Hybrid, self-learning reservoir models  are being developed and exploited when data are scant, as is often the case in  practice early on in reservoir development. These can balance the accuracy of  data fitting with the model’s predictive ability by appropriate selection of  model algorithms. Hybrid models may employ a first-principles structure along  with empirical constitutive equations (e.g., Darcy’s law, ideal gas law,  pressure-drop relationships) and rely on incoming data to identify and regularly  update values of many of the algorithms’ parameters. Because of this, hybrid  models are often easier to develop and manipulate than raw first-principle  simulation models, while maintaining model fidelity outside the range of the  data used for model parameter identification.

The desired model structure is a  self-learning adaptive scheme that optimizes multiphase fluid migration in  compartmentalized reservoirs, while integrating downhole completions, wellhead  restrictions and business constraints. It should continuously optimize reservoir  performance while satisfying surface and sub-surface constraints.
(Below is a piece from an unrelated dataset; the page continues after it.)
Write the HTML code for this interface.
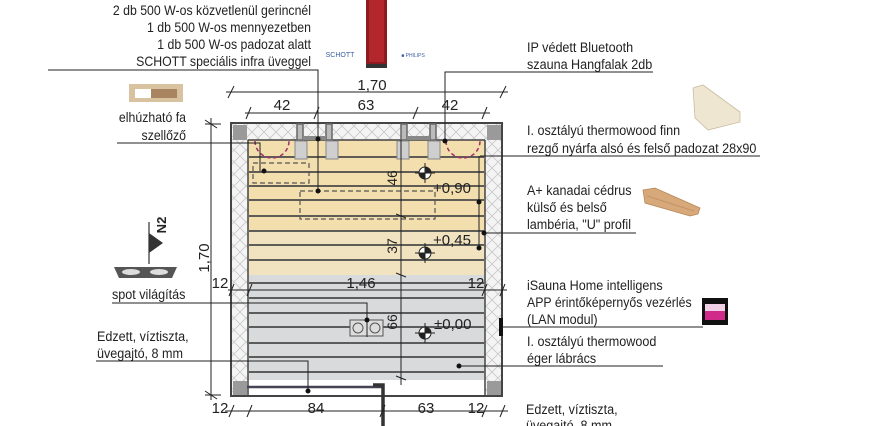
<!DOCTYPE html>
<html><head><meta charset="utf-8"><style>
html,body{margin:0;padding:0;background:#fff;}
svg{display:block;}
text{font-family:"Liberation Sans",sans-serif;font-size:14px;fill:#222;}
</style></head><body>
<svg width="874" height="426" viewBox="0 0 874 426" xmlns="http://www.w3.org/2000/svg">
<defs>
<pattern id="h" width="12" height="12" patternUnits="userSpaceOnUse">
<rect width="12" height="12" fill="#f4f4f4"/>
<path d="M0 0L12 12M12 0L0 12" stroke="#c8c8c8" stroke-width="0.8"/>
</pattern>
</defs>
<rect x="231" y="123" width="271" height="273" fill="url(#h)" stroke="#444" stroke-width="2"/>
<rect x="248" y="140" width="237" height="135" fill="#f3dfae"/>
<rect x="248" y="230" width="237" height="45" fill="#f1e2c0"/>
<rect x="248" y="275" width="237" height="105" fill="#d8dadc"/>
<rect x="248" y="380" width="237" height="15" fill="#fff"/>
<line x1="248" y1="140" x2="248" y2="396" stroke="#444" stroke-width="1.5"/>
<line x1="485" y1="140" x2="485" y2="396" stroke="#444" stroke-width="1.5"/>
<line x1="248" y1="140" x2="485" y2="140" stroke="#444" stroke-width="1.5"/>
<rect x="233" y="125" width="14" height="15" fill="#9a9a9a"/>
<rect x="487" y="125" width="14" height="15" fill="#9a9a9a"/>
<rect x="233" y="381" width="14" height="14" fill="#9a9a9a"/>
<rect x="487" y="381" width="14" height="14" fill="#9a9a9a"/>
<g stroke="#666" stroke-width="1.5" fill="#bbb">
<rect x="297" y="124" width="6" height="16"/><rect x="326" y="124" width="6" height="16"/>
<rect x="401" y="124" width="6" height="16"/><rect x="430" y="124" width="6" height="16"/>
</g>
<rect x="303" y="136" width="23" height="4" fill="#888"/>
<rect x="407" y="136" width="23" height="4" fill="#888"/>
<g stroke="#4a4a4a" stroke-width="1.8">
<line x1="249" y1="157" x2="484" y2="157"/><line x1="249" y1="172" x2="484" y2="172"/>
<line x1="249" y1="186" x2="484" y2="186"/><line x1="249" y1="200" x2="484" y2="200"/>
<line x1="249" y1="216" x2="484" y2="216"/><line x1="249" y1="231" x2="484" y2="231"/>
<line x1="249" y1="245" x2="484" y2="245"/><line x1="249" y1="260" x2="484" y2="260"/>
<line x1="249" y1="283" x2="484" y2="283"/><line x1="249" y1="298" x2="484" y2="298"/>
<line x1="249" y1="313" x2="484" y2="313"/><line x1="249" y1="327" x2="484" y2="327"/>
<line x1="249" y1="343" x2="484" y2="343"/><line x1="249" y1="357" x2="484" y2="357"/>
<line x1="249" y1="372" x2="484" y2="372"/>
</g>
<g fill="#cfcfcf" stroke="#888">
<rect x="295" y="141" width="12" height="18"/><rect x="326" y="141" width="12" height="18"/>
<rect x="397" y="141" width="12" height="18"/><rect x="428" y="141" width="12" height="18"/>
</g>
<path d="M255 141 A17 17 0 0 0 289 141" fill="none" stroke="#a0306a" stroke-width="1.5" stroke-dasharray="4 3"/>
<path d="M446 141 A17 17 0 0 0 480 141" fill="none" stroke="#a0306a" stroke-width="1.5" stroke-dasharray="4 3"/>
<g fill="none" stroke="#555" stroke-width="1.2" stroke-dasharray="5 3">
<rect x="253" y="163" width="56" height="20"/><rect x="300" y="191" width="135" height="28"/>
</g>
<line x1="401" y1="140" x2="401" y2="385" stroke="#222" stroke-width="1"/>
<g stroke="#222"><line x1="396" y1="214" x2="406" y2="218"/><line x1="396" y1="273" x2="406" y2="277"/><line x1="396" y1="376" x2="406" y2="380"/></g>
<text transform="translate(397,178) rotate(-90)" text-anchor="middle">46</text>
<text transform="translate(397,246) rotate(-90)" text-anchor="middle">37</text>
<text transform="translate(397,322) rotate(-90)" text-anchor="middle">66</text>
<g id="lv">
<circle cx="425" cy="173" r="6" fill="#fff" stroke="#222"/>
<path d="M425 173 L425 167 A6 6 0 0 1 431 173Z M425 173 L425 179 A6 6 0 0 1 419 173Z" fill="#222"/>
<line x1="415" y1="173" x2="435" y2="173" stroke="#222"/><line x1="425" y1="163" x2="425" y2="183" stroke="#222"/>
</g>
<use href="#lv" y="80"/><use href="#lv" y="160"/>
<text x="433" y="193" style="font-size:15px">+0,90</text>
<text x="433" y="245" style="font-size:15px">+0,45</text>
<text x="434" y="329" style="font-size:15px">±0,00</text>
<rect x="350" y="320" width="33" height="16" fill="#ddd" stroke="#555"/>
<circle cx="358" cy="328" r="5" fill="none" stroke="#555"/><circle cx="375" cy="328" r="5" fill="none" stroke="#555"/>
<line x1="247" y1="387" x2="382" y2="387" stroke="#445" stroke-width="2.5"/>
<path d="M373 385 H383 V426" fill="none" stroke="#333" stroke-width="3.5"/>
<rect x="499" y="318" width="4" height="18" fill="#111"/>
<g stroke="#222" stroke-width="1" fill="none">
<polyline points="48,70 318,70 318,141"/>
<polyline points="117,143 260,143 260,153"/>
<polyline points="445,141 445,72 653,72"/>
<polyline points="480,156 760,156"/>
<line x1="479" y1="156" x2="479" y2="249"/>
<polyline points="484,233 636,233"/>
<polyline points="502,327 703,327"/>
<polyline points="459,366 663,366"/>
<polyline points="112,303 367,303 367,337"/>
<polyline points="96,361 308,361 308,391"/>
<line x1="318" y1="141" x2="318" y2="191"/>
<line x1="260" y1="153" x2="260" y2="171"/>
</g>
<g fill="#111">
<circle cx="318" cy="139" r="2.5"/><circle cx="318" cy="191" r="2.5"/><circle cx="445" cy="141" r="2.5"/>
<circle cx="264" cy="171" r="2.5"/><circle cx="479" cy="202" r="2.5"/><circle cx="479" cy="248" r="2.5"/>
<circle cx="484" cy="233" r="2.5"/><circle cx="367" cy="320" r="2.5"/><circle cx="308" cy="391" r="2.5"/>
<circle cx="459" cy="366" r="2.5"/>
</g>
<g stroke="#222" stroke-width="1">
<line x1="226" y1="92" x2="508" y2="92"/>
<line x1="245" y1="113" x2="490" y2="113"/>
<line x1="228" y1="290" x2="507" y2="290"/>
<line x1="225" y1="411" x2="508" y2="411"/>
<line x1="211" y1="118" x2="211" y2="400"/>
<line x1="205" y1="124" x2="221" y2="124"/><line x1="205" y1="395" x2="221" y2="395"/>
</g>
<g stroke="#222" stroke-width="1">
<path d="M228 98 L234 86 M500 98 L506 86"/>
<path d="M246 119 L251 107 M314 119 L319 107 M413 119 L418 107 M482 119 L487 107"/>
<path d="M229 296 L234 284 M247 296 L252 284 M482 296 L487 284 M500 296 L505 284"/>
<path d="M229 417 L234 405 M247 417 L252 405 M380 417 L385 405 M482 417 L487 405 M500 417 L505 405"/>
<path d="M205 120 L217 128 M205 391 L217 399"/>
</g>
<text x="372" y="90" text-anchor="middle" style="font-size:15px">1,70</text>
<text x="282" y="110" text-anchor="middle" style="font-size:15px">42</text>
<text x="366" y="110" text-anchor="middle" style="font-size:15px">63</text>
<text x="450" y="110" text-anchor="middle" style="font-size:15px">42</text>
<text x="361" y="288" text-anchor="middle" style="font-size:15px">1,46</text>
<text x="220" y="288" text-anchor="middle" style="font-size:15px">12</text>
<text x="476" y="288" text-anchor="middle" style="font-size:15px">12</text>
<text x="220" y="413" text-anchor="middle" style="font-size:15px">12</text>
<text x="316" y="413" text-anchor="middle" style="font-size:15px">84</text>
<text x="426" y="413" text-anchor="middle" style="font-size:15px">63</text>
<text x="476" y="413" text-anchor="middle" style="font-size:15px">12</text>
<text transform="translate(209,258) rotate(-90)" text-anchor="middle" style="font-size:15px">1,70</text>
<rect x="366" y="0" width="21" height="68" fill="#8c1a1e"/>
<rect x="369" y="0" width="15" height="62" fill="#b3262c"/>
<rect x="366" y="64" width="21" height="4" fill="#333"/>
<text x="340" y="57" text-anchor="middle" style="font-size:7px;fill:#3a5fa0">SCHOTT</text>
<text x="413" y="57" text-anchor="middle" style="font-size:5px;fill:#3a5fa0">■ PHILIPS</text>
<g text-anchor="end">
<text transform="translate(311,15) scale(0.88,1)">2 db 500 W-os közvetlenül gerincnél</text>
<text transform="translate(311,32) scale(0.88,1)">1 db 500 W-os mennyezetben</text>
<text transform="translate(311,49) scale(0.88,1)">1 db 500 W-os padozat alatt</text>
<text transform="translate(311,66) scale(0.88,1)">SCHOTT speciális infra üveggel</text>
<text transform="translate(186,122) scale(0.88,1)">elhúzható fa</text>
<text transform="translate(186,140) scale(0.88,1)">szellőző</text>
</g>
<rect x="129" y="84" width="54" height="18" fill="#d8c2a0"/>
<rect x="135" y="89" width="16" height="9" fill="#fff"/><rect x="151" y="89" width="26" height="9" fill="#a88460"/>
<text transform="translate(527,52) scale(0.9,1)">IP védett Bluetooth</text>
<text transform="translate(527,69) scale(0.9,1)">szauna Hangfalak 2db</text>
<text transform="translate(527,135) scale(0.9,1)">I. osztályú thermowood finn</text>
<text transform="translate(527,153) scale(0.9,1)">rezgő nyárfa alsó és felső padozat 28x90</text>
<text transform="translate(527,195) scale(0.9,1)">A+ kanadai cédrus</text>
<text transform="translate(527,212) scale(0.9,1)">külső és belső</text>
<text transform="translate(527,229) scale(0.9,1)">lambéria, "U" profil</text>
<text transform="translate(527,290) scale(0.9,1)">iSauna Home intelligens</text>
<text transform="translate(527,307) scale(0.88,1)">APP érintőképernyős vezérlés</text>
<text transform="translate(527,324) scale(0.9,1)">(LAN modul)</text>
<text transform="translate(527,346) scale(0.9,1)">I. osztályú thermowood</text>
<text transform="translate(527,363) scale(0.9,1)">éger lábrács</text>
<text transform="translate(526,414) scale(0.9,1)">Edzett, víztiszta,</text>
<text transform="translate(526,430) scale(0.9,1)">üvegajtó, 8 mm</text>
<polygon points="693,88 703,85 740,112 740,122 708,130 695,118" fill="#efe6d2" stroke="#c9bca0" stroke-width="0.8"/>
<polygon points="643,190 655,188 700,208 698,214 690,216 645,203" fill="#d7a879" stroke="#b9875a" stroke-width="0.8"/>
<line x1="647" y1="196" x2="694" y2="211" stroke="#c49466"/>
<rect x="702" y="298" width="26" height="27" fill="#111"/>
<rect x="705" y="304" width="20" height="7" fill="#f0d0e4"/>
<rect x="705" y="311" width="20" height="9" fill="#d02a8a"/>
<line x1="149" y1="222" x2="149" y2="264" stroke="#333" stroke-width="1.2"/>
<polygon points="149,233 163,243 149,253" fill="#333"/>
<text transform="translate(166,225) rotate(-90)" text-anchor="middle" style="font-size:13px;font-weight:bold">N2</text>
<polygon points="114,267 177,267 172,278 119,278" fill="#555"/>
<ellipse cx="131" cy="272" rx="9" ry="3" fill="#ddd"/><ellipse cx="159" cy="272" rx="9" ry="3" fill="#ddd"/>
<text transform="translate(112,299) scale(0.9,1)">spot világítás</text>
<text transform="translate(97,341) scale(0.9,1)">Edzett, víztiszta,</text>
<text transform="translate(97,358) scale(0.9,1)">üvegajtó, 8 mm</text>
</svg>
</body></html>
Various proposed RTO methodologies involve  dynamic models for short-term forward planning. Highly variable and  hard-to-process feed data arriving from the wells equipped with intelligent  completions make it hard to adapt steady state RTO solutions from the downstream  process industry. It is the dynamic nature of the model types described and the  multilevel optimization that allows them to process, learn from and act upon  uncertain and varying feed (Figure 2).

By continuous processing of data being  delivered from remote sites, RTO systems can identify and respond quickly when  plant and well go offline or move outside normal operating conditions. This  could have huge benefits in potentially preventing hazardous outcomes and  improving safety and environmental management. These benefits and the reservoir  management benefits all progressively reduce uncertainty, which should  ultimately lead to reduced operating costs.